The police then unleashed waves of repression against the legitimate protesters. This included those who wished to push toward the security fence in an effort to challenge the militarisation of the streets; those simply voicing their concerns about the G20 agenda (with its radical austerity agenda of having the public sector and the poor pay for the bailout of the banks); journalists and innocent and curious bystanders.
In one attack on a “free protest” zone (previously negotiated with the police), rubber bullets and tear gas were used. People were indiscriminately taken down, beaten and arrested.
In all, by the morning of June 27, it was estimated that about 500 people had been arrested (and hundreds more over the course of the day, bringing estimates up to 900 detainees).
It is impossible for anyone to know how many of these were instigators of violence and how many were people simply exercising their right to protest. But clearly, the mass majority were only protesting and exercising their rights to assembly and free speech, which the Toronto police and the wider security forces have systematically violated.
The temporary jail in which protesters have been placed is at the old Toronto Film Studios on Eastern Avenue on the eastern edge of downtown, converted into a series of cages in essentially a huge warehouse.
The jail is described by inmates as a kind of “Guantanamo North”: cold, dirty and especially humiliating for those who were said to have refused arrest.
People have been held for hours without recourse to legal representation, for which there has been a large legal team at hand. Protesters hoping to provide some type of support for those incarcerated have themselves been attacked, tear-gassed and dispersed by police violence, and several more arrested.
Listening to the mass media and interviews with the police and security spokespeople for the city of Toronto and the Canadian state, one would have thought there was full-scale rioting and the huge, billion-dollar spending spree on security for the Summit — that angered people across the country — was somehow worth it.
As part of this, all protesters are being demonised, and the police are being portrayed as heroes, notably by Toronto Mayor David Miller.
The message of the protests was drowned out in a demonizing of the entire project of the protest. People protested to highlight the fact that the G20 meeting reflected the underlying agenda of the corporations and the political elites to make sharp cutbacks across the public sector, impose wage cuts, not raise any new taxes on financial capital, and impose new forms of hardship in the form of higher taxes and cuts in benefits for working people and the poor.

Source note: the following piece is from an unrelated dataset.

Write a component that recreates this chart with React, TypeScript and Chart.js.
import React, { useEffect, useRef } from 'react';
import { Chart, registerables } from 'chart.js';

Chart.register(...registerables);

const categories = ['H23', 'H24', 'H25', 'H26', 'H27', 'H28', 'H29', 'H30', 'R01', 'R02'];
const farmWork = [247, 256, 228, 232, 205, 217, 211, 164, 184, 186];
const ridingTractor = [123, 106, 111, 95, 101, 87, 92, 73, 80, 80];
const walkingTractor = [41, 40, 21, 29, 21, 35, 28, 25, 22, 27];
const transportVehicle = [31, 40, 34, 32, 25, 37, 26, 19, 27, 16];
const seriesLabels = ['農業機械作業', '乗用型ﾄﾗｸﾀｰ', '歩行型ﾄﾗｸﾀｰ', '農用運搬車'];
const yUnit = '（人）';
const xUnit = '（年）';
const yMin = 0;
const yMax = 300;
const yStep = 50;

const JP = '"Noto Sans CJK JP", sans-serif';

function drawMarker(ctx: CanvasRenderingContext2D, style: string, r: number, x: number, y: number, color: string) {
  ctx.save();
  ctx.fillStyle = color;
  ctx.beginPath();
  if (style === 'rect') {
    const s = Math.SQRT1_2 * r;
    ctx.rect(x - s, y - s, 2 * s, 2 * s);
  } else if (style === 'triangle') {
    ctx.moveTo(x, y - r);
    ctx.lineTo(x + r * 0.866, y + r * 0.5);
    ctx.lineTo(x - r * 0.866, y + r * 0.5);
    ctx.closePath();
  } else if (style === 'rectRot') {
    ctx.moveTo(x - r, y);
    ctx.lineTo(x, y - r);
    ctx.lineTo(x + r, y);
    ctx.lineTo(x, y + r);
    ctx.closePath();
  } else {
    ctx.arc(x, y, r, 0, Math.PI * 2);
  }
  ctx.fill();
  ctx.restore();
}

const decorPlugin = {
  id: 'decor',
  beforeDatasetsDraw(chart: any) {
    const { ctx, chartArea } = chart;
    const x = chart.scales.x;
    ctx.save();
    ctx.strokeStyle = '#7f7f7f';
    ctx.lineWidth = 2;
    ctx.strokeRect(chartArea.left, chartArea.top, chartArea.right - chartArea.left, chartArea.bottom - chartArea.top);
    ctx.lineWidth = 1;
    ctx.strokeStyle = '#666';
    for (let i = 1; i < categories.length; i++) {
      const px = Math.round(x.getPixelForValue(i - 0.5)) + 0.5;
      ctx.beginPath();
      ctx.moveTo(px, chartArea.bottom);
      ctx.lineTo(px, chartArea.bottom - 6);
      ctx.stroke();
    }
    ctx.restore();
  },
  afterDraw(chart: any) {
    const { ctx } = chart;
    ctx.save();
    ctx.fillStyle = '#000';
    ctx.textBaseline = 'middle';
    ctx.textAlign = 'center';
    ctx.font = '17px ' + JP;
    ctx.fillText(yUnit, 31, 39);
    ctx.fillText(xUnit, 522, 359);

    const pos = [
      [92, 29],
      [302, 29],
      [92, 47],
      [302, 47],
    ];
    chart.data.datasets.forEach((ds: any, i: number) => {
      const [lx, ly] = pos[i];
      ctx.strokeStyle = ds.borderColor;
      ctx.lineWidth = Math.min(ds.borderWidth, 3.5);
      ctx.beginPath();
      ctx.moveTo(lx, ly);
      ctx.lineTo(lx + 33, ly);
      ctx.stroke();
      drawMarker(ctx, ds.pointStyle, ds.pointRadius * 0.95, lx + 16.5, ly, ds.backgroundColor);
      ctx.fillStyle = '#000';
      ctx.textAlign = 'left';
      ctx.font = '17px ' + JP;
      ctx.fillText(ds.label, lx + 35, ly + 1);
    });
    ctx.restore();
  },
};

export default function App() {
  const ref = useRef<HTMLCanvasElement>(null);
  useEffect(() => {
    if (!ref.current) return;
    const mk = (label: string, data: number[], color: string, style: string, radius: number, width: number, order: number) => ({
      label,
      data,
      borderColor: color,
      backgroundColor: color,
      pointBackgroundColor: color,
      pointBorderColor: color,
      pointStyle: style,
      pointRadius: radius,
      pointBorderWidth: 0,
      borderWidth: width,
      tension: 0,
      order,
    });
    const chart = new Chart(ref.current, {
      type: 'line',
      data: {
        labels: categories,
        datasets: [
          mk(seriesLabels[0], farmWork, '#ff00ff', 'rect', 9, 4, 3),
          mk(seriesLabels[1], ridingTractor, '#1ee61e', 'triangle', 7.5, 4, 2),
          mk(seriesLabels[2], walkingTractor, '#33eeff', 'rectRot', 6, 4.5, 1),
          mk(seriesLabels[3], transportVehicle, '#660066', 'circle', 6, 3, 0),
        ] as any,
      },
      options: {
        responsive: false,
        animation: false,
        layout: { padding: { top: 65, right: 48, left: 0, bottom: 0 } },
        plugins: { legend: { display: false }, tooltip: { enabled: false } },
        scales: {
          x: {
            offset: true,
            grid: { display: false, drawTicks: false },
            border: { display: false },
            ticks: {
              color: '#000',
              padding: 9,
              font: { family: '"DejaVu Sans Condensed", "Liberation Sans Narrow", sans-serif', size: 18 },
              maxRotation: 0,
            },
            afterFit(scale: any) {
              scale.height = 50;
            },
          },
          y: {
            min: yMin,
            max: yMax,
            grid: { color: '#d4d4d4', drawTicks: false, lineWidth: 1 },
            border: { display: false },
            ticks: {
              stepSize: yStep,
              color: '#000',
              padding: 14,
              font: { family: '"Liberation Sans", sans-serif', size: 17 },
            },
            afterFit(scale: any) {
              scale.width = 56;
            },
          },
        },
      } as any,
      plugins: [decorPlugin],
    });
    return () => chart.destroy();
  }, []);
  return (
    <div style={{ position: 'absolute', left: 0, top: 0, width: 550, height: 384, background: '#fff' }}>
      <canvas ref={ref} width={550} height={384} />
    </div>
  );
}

The ruling classes in the G20 were doing everything in their power to have the working classes pay for the crisis and their project of ensuring political hegemony of the banks and financial capital.
The police and much of Toronto’s political and economic establishment sought to use the incidents to change the entire discourse of the G20 week.
Socialists take their distance from the foolish acts of the few who confuse violent attacks and trashing with revolutionary politics. Such acts substitute individual acts of dissent for the working class and the mass movement as a whole.
It calls forth the most violent features of the security and policing apparatuses of the state, catching hundreds of innocents in their wake, and helps justify the endless expansion of the security state.
To challenge the neoliberal globalisation agenda of the G20 and overturn all the undemocratic exploitative relations of capitalism, we need to build a political movement in Canada, based among the working classes who don’t earn their income from capital ownership, and are oppressed by the unequal relations of race, gender, sexuality and nationality.
At this moment, it is a point of fundamental solidarity to denounce, as forcefully as possible, the police repression being unleashed against G20 protesters. We insist that those incarcerated on Eastern Avenue have their full civil rights restored, and that civilian authorities take control of oversight of these proceedings from the Toronto Police Services.
They have proven incapable of protecting — and understanding — basic civil rights (starting from the special emergency powers granted by stealth by Premier Dalton McGuinty). The accused should immediately be released without charge, or be freed on bail and given the right to defend themselves in open courts (not the kangaroo courts that have been operating over this week with limited or no public access).
The police occupation of Toronto should end immediately, and our full civil rights — and especially our rights to our city and streets — be restored.
There clearly will need to be a full and independent investigation about the role of the police in the violence of the past few days, the role of agent provocateurs and plants in the planning of these events, and the astonishing violation of the rights of ordinary people on the streets of Toronto.